Al centro de L’immensità di Emanuele Crialese, in concorso per il Leone d’oro alla 79° edizione della mostra del cinema d’arte cinematografica di Venezia, c’è, come spesso accade nei suoi film, una famiglia frammentata e problematica.
Roma, fine anni ’60. Clara (Penelope Cruz) e Felice (Vincenzo Amato) si sono appena trasferiti nella periferia in espansione della capitale, in un nuovo appartamento dove regna il lusso e il design. La coppia ha tre figli: Adriana, la maggiore, Gino e Clara. La primogenita ha appena compiuto 12 anni ed è la testimone attentissima degli stati d’animo della mamma e delle tensioni crescenti tra i genitori. Rifiuta il suo nome, preferendo Andrea, e la sua identità, vuole convincere tutti di essere un maschio. Questa sua ostinazione porta il già fragile equilibrio familiare ad un punto di non ritorno.

L’immensità è un film su un tenero rapporto madre-figlia e su un nucleo familiare che non riesce a dare protezione e diventa una prigione senza sbarre. A rendere il clima più teso c’è anche la complicata situazione della prima figlia e della sua identità di genere.

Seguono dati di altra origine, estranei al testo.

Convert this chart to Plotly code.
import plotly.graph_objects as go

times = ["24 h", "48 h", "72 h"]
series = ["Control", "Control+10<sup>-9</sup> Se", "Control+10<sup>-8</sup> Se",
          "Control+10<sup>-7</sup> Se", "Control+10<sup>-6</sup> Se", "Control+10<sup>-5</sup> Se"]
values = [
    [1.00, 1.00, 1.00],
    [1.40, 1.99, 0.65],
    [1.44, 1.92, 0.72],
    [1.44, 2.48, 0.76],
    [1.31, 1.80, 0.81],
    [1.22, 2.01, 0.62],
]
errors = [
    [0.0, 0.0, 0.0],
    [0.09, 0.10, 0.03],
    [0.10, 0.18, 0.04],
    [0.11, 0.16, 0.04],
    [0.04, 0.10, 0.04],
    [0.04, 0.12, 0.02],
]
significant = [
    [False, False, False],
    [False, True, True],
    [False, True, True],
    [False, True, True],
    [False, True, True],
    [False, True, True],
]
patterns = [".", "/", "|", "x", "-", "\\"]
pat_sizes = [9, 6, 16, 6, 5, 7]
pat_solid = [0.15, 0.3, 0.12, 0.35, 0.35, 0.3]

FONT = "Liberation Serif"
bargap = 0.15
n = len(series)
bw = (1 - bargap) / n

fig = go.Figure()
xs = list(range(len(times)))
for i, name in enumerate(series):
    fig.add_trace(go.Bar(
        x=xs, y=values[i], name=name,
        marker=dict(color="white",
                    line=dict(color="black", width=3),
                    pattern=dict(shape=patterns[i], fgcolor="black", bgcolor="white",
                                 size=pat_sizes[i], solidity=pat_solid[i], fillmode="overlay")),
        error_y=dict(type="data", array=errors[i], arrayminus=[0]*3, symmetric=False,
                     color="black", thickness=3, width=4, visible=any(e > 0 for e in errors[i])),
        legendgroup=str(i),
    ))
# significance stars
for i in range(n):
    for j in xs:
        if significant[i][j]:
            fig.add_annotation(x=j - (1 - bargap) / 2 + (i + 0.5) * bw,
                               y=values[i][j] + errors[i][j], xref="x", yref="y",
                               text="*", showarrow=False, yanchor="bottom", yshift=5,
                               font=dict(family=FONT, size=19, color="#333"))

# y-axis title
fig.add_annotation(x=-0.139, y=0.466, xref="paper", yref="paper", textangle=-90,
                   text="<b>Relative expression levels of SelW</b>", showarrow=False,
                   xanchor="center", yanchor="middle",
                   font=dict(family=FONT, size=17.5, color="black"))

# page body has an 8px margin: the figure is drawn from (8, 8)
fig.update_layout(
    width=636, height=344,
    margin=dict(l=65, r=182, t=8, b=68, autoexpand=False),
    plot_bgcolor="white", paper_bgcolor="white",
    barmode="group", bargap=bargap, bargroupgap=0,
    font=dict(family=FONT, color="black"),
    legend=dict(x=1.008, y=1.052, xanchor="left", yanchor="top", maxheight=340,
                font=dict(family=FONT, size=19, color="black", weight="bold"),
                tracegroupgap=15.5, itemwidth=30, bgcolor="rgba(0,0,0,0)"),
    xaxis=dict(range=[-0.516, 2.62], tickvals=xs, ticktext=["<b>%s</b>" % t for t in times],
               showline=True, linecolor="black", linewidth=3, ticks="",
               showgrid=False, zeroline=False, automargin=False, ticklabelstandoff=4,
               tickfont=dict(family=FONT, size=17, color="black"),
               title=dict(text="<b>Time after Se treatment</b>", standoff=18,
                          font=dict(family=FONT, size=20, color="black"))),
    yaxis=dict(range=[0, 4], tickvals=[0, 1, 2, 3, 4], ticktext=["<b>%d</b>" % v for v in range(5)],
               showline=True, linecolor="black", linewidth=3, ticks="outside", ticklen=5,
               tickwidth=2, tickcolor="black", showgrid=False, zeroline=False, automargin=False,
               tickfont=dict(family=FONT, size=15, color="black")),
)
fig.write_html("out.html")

Tutto squisitamente italiano (nonostante Penelope Cruz): situazioni al limite mostrate per muovere lo spettatore ad una scontata immedesimazione e temi complessi affrontati con la tipica superficialità del Bel Paese; vola qualche ceffone, si guarda il varietà in TV, si canta e si balla. In sostanza, si ha la sensazione di guardare un episodio di una fiction, soltanto realizzata con un po’ di attenzione in più.

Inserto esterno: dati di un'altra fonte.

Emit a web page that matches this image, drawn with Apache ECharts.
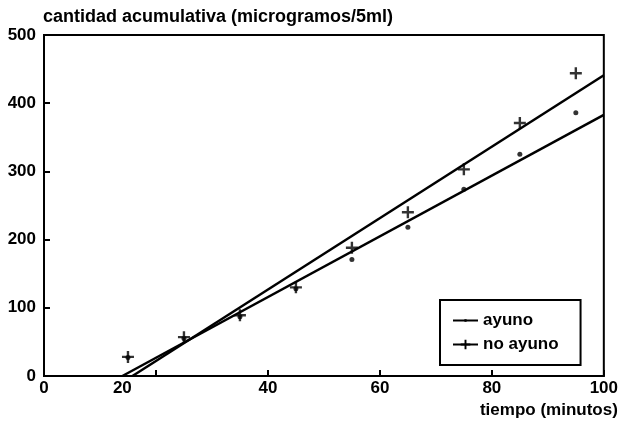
<!DOCTYPE html>
<html lang="es">
<head>
    <meta charset="UTF-8"/>
    <title>cantidad acumulativa</title>
    <script src="https://cdn.jsdelivr.net/npm/echarts@6/dist/echarts.min.js"></script>
</head>
<body style="margin:0">
<div id="main" style="width:621px;height:429px;"></div>

<script type="text/javascript">
    // tiempos de muestreo (minutos)
    var tiempos = [15, 25, 35, 45, 55, 65, 75, 85, 95];
    // cantidad acumulativa observada
    var ayuno = [27, 55, 87, 128, 171, 218, 274, 325, 386];
    var noAyuno = [28, 57, 89, 130, 188, 240, 303, 371, 444];
    // rectas ajustadas [tiempo, cantidad]
    var ajusteAyuno = [[14, 0], [100, 383]];
    var ajusteNoAyuno = [[15.8, 0], [100, 441]];
    // etiquetas del eje x (la del 20 está corrida en el original)
    var xEtiquetas = ['0', '20', '40', '60', '80', '100'];
    var xPosEtiquetas = [0, 14, 40, 60, 80, 100];

    var cruz = 'path://M4,0 H6 V4 H10 V6 H6 V10 H4 V6 H0 V4 H4 Z';
    // punto chico dentro de una caja de 10x10 (para la leyenda)
    var puntito = 'path://M0,0 M10,10 M4.2,3.8 H5.8 L6.3,4.3 V5.7 L5.8,6.2 H4.2 L3.7,5.7 V4.3 Z';
    var fuente = 'Liberation Sans';

    function pares(xs, ys) {
        var out = [];
        for (var i = 0; i < xs.length; i++) out.push([xs[i], ys[i]]);
        return out;
    }

    var myChart = echarts.init(document.getElementById('main'));
    var option = {
        animation: false,
        backgroundColor: '#fff',
        textStyle: {fontFamily: fuente, color: '#000'},
        title: {
            text: 'cantidad acumulativa (microgramos/5ml)',
            left: 38,
            top: 3,
            textStyle: {fontFamily: fuente, fontSize: 18, fontWeight: 'bold', color: '#000'}
        },
        grid: {
            left: 44, right: 17, top: 35, bottom: 53,
            show: true, borderColor: '#000', borderWidth: 2
        },
        legend: {
            orient: 'vertical',
            left: 440,
            top: 300,
            data: ['ayuno', 'no ayuno'],
            itemWidth: 25,
            itemHeight: 12,
            itemGap: 7,
            padding: [12, 22, 12, 12],
            borderColor: '#000',
            borderWidth: 2,
            textStyle: {fontFamily: fuente, fontSize: 17, fontWeight: 'bold', color: '#000'}
        },
        xAxis: {
            type: 'value',
            min: 0, max: 100, interval: 20,
            name: 'tiempo (minutos)',
            nameLocation: 'end',
            nameGap: 14,
            nameTextStyle: {
                fontFamily: fuente, fontSize: 17, fontWeight: 'bold', color: '#000',
                align: 'right', verticalAlign: 'top', padding: [26, 0, 0, 0]
            },
            axisLine: {lineStyle: {color: '#000', width: 2}},
            axisTick: {inside: true, length: 6, lineStyle: {color: '#000', width: 2}},
            axisLabel: {
                customValues: xPosEtiquetas,
                formatter: function (v) { return xEtiquetas[xPosEtiquetas.indexOf(v)]; },
                margin: 4,
                fontFamily: fuente, fontSize: 17, fontWeight: 'bold', color: '#000'
            },
            splitLine: {show: false}
        },
        yAxis: {
            type: 'value',
            min: 0, max: 500, interval: 100,
            axisLine: {show: true, lineStyle: {color: '#000', width: 2}},
            axisTick: {show: true, inside: true, length: 6, lineStyle: {color: '#000', width: 2}},
            axisLabel: {margin: 8, fontFamily: fuente, fontSize: 17, fontWeight: 'bold', color: '#000'},
            splitLine: {show: false}
        },
        series: [
            {
                name: 'ayuno',
                type: 'line',
                data: ajusteAyuno,
                symbol: puntito,
                showSymbol: false,
                lineStyle: {color: '#000', width: 2.5},
                itemStyle: {color: '#000'}
            },
            {
                name: 'no ayuno',
                type: 'line',
                data: ajusteNoAyuno,
                symbol: cruz,
                showSymbol: false,
                lineStyle: {color: '#000', width: 2.5},
                itemStyle: {color: '#000'}
            },
            {
                name: 'ayuno',
                type: 'scatter',
                data: pares(tiempos, ayuno),
                symbol: 'circle',
                symbolSize: 5,
                itemStyle: {color: '#000'}
            },
            {
                name: 'no ayuno',
                type: 'scatter',
                data: pares(tiempos, noAyuno),
                symbol: cruz,
                symbolSize: 12,
                itemStyle: {color: '#000'}
            }
        ]
    };
    myChart.setOption(option);
</script>
</body>
</html>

Il tema dell’omosessualità e dell’identità di genere riguarda personalmente il passato di Crialese e forse al regista romano e a Francesca Manieri e Vittorio Moroni, autori col regista della sceneggiatura, è sembrato un soggetto enorme e autosufficente. Di conseguenza non hanno curato a fondo i dialoghi di un film verboso e prolisso. Spesso e volentieri le battute che si scambiano gli attori sono macchinose e costellate di termini slegati dalla realtà.

A conferma della scarsa qualità della scrittura, oltre al rapporto madre-figlia dolce e al tempo stesso difficile, con qualche momento “pazzerello” che tanto ricorda La prima cosa bella di Virzì (altro film che ha il titolo di una canzone pop), vengono inseriti pesantissimi “momenti onirici” dove i protagonisti si immaginano al posto di Mina o Celentano nei varietà. La buona fotografia che esalta gli ambienti (stilosi per contratto) che caratterizza il film in queste sequenze vira al bianco e nero, la macchina da presa volteggia in maniera sterile e solo decorativa verso l’alto e lo spettatore medio è felice e sorpreso di assistere ad una rievocazione kitsch di storia della TV.
Peccato, il regista di Terraferma aveva dimostrato di saper adoperare il mezzo cinematografico con cognizione di causa, ma questa volta, proprio nel suo film più intimo e personale, non riesce a fare breccia nello spettatore cinefilo che già diverse volte ha masticato e digerito storie simili e non si accontenta di una bella fotografia.
Ben presto, L’immensità di Crialese, approderà in televisione in prima serata con i sentiti ringraziamenti delle ditte di arredamento e di moda, unici elementi positivi di un film fatto discretamente male, con un tema caldo (negli schermi italiani, piccoli o grandi che siano) e già sfruttato fino all’ultima goccia. C’era bisogno?